Complex numbers are an important part of advanced math, but they can be tough for Year 9 students. Many students find it challenging to solve equations that include complex numbers. Let’s break down why these numbers can feel hard, and how students can learn to work with them better.

Why Complex Numbers Are Hard to Understand

1. What Are Complex Numbers?
   Complex numbers go beyond regular numbers. They introduce something called the imaginary unit $i$, which means $i = \sqrt{-1}$. For students used to regular numbers, this idea can be confusing and hard to wrap their heads around.

2. How to Visualize Them
   Regular numbers can be easily shown on a number line. But complex numbers are different. They need a special way of being drawn called the Argand diagram, which shows them on a two-dimensional plane. This can be tricky, especially if students aren't used to working with coordinates. This extra complexity might make students less interested in the topic.
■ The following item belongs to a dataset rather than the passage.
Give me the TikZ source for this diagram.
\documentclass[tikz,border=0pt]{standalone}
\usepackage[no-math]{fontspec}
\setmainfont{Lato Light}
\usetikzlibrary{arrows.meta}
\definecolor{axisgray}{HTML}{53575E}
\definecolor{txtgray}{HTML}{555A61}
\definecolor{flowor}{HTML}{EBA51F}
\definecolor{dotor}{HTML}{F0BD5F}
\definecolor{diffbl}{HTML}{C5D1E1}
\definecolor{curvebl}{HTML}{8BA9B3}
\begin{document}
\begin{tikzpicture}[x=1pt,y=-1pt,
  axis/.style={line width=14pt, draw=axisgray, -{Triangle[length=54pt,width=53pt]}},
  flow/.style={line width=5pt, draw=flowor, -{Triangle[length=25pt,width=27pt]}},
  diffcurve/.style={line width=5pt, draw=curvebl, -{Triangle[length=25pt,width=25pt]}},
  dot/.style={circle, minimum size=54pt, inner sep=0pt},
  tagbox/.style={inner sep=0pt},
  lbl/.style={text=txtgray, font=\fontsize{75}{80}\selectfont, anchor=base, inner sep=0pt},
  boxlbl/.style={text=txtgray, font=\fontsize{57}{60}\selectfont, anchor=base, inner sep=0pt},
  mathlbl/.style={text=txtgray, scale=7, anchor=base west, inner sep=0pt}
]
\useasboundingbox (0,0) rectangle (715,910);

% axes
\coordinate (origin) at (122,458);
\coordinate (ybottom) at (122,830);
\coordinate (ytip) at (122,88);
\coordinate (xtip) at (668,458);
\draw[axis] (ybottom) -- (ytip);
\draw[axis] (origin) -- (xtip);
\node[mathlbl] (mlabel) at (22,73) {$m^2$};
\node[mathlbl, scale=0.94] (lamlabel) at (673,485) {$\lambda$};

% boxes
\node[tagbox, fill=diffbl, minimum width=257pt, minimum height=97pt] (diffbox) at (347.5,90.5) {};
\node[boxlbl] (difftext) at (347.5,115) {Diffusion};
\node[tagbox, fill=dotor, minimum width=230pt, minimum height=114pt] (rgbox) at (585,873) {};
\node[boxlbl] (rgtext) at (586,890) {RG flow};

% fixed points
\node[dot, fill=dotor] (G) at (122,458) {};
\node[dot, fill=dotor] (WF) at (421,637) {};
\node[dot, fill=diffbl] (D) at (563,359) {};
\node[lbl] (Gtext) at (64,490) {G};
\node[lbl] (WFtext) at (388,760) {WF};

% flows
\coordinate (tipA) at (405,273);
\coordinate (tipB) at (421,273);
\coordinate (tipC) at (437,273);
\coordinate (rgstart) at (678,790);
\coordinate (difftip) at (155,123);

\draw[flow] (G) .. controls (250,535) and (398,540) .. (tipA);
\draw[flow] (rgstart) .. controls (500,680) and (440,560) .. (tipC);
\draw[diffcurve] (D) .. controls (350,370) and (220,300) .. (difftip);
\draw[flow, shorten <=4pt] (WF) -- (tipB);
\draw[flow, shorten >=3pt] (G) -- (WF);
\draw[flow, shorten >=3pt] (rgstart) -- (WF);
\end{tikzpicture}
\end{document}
3. Solving Takes Several Steps
   Solving equations with complex numbers often involves many steps. This could mean separating the real parts from the imaginary parts or using something called conjugates. For example, in the equation $z^2 + (2 + 3i)z + (1 - i) = 0$, students might need to factor it or use the quadratic formula. Handling all these steps can be a bit overwhelming and can increase anxiety about making mistakes.

Helpful Tips for Solving Equations

Even though complex numbers can be tough, students can improve their skills with practice and good techniques. Here are some ways to make solving complex equations easier:

1. Get Comfortable with Basic Math
   It’s important for students to start by learning how to add, subtract, multiply, and divide complex numbers. For instance, if they want to add $(3 + 2i)$ and $(1 - 4i)$, they can combine the real parts and the imaginary parts separately:

   $(3 + 1) + (2i - 4i) = 4 - 2i$

   Doing this type of math builds a strong foundation.

2. Use the Quadratic Formula
   For problems involving quadratic equations, the quadratic formula $z = \frac{-b \pm \sqrt{b^2 - 4ac}}{2a}$ can be very helpful. When students plug in complex numbers, they learn how to handle more complex problems, like $z^2 + (2 + 3i)z + (1 - i) = 0$.

3. Learn About Conjugates
   Another useful technique is to multiply by the conjugate. For instance, to simplify $\frac{3 + 2i}{1 - i}$, students can multiply by the conjugate:

   $\frac{(3 + 2i)(1 + i)}{(1 - i)(1 + i)} = \frac{(3 + 3i + 2i - 2)}{1 + 1} = \frac{1 + 5i}{2}$

   This helps when simplifying complex fractions.

Final Thoughts

While complex numbers can be hard for Year 9 students, especially because they are abstract and require multiple steps to solve problems, there are good strategies to make learning easier. By focusing on basic skills and practicing regularly, teachers can help students not only solve complex equations but also gain a better appreciation for math overall. Even with the challenges, this experience can be a valuable part of their future math education.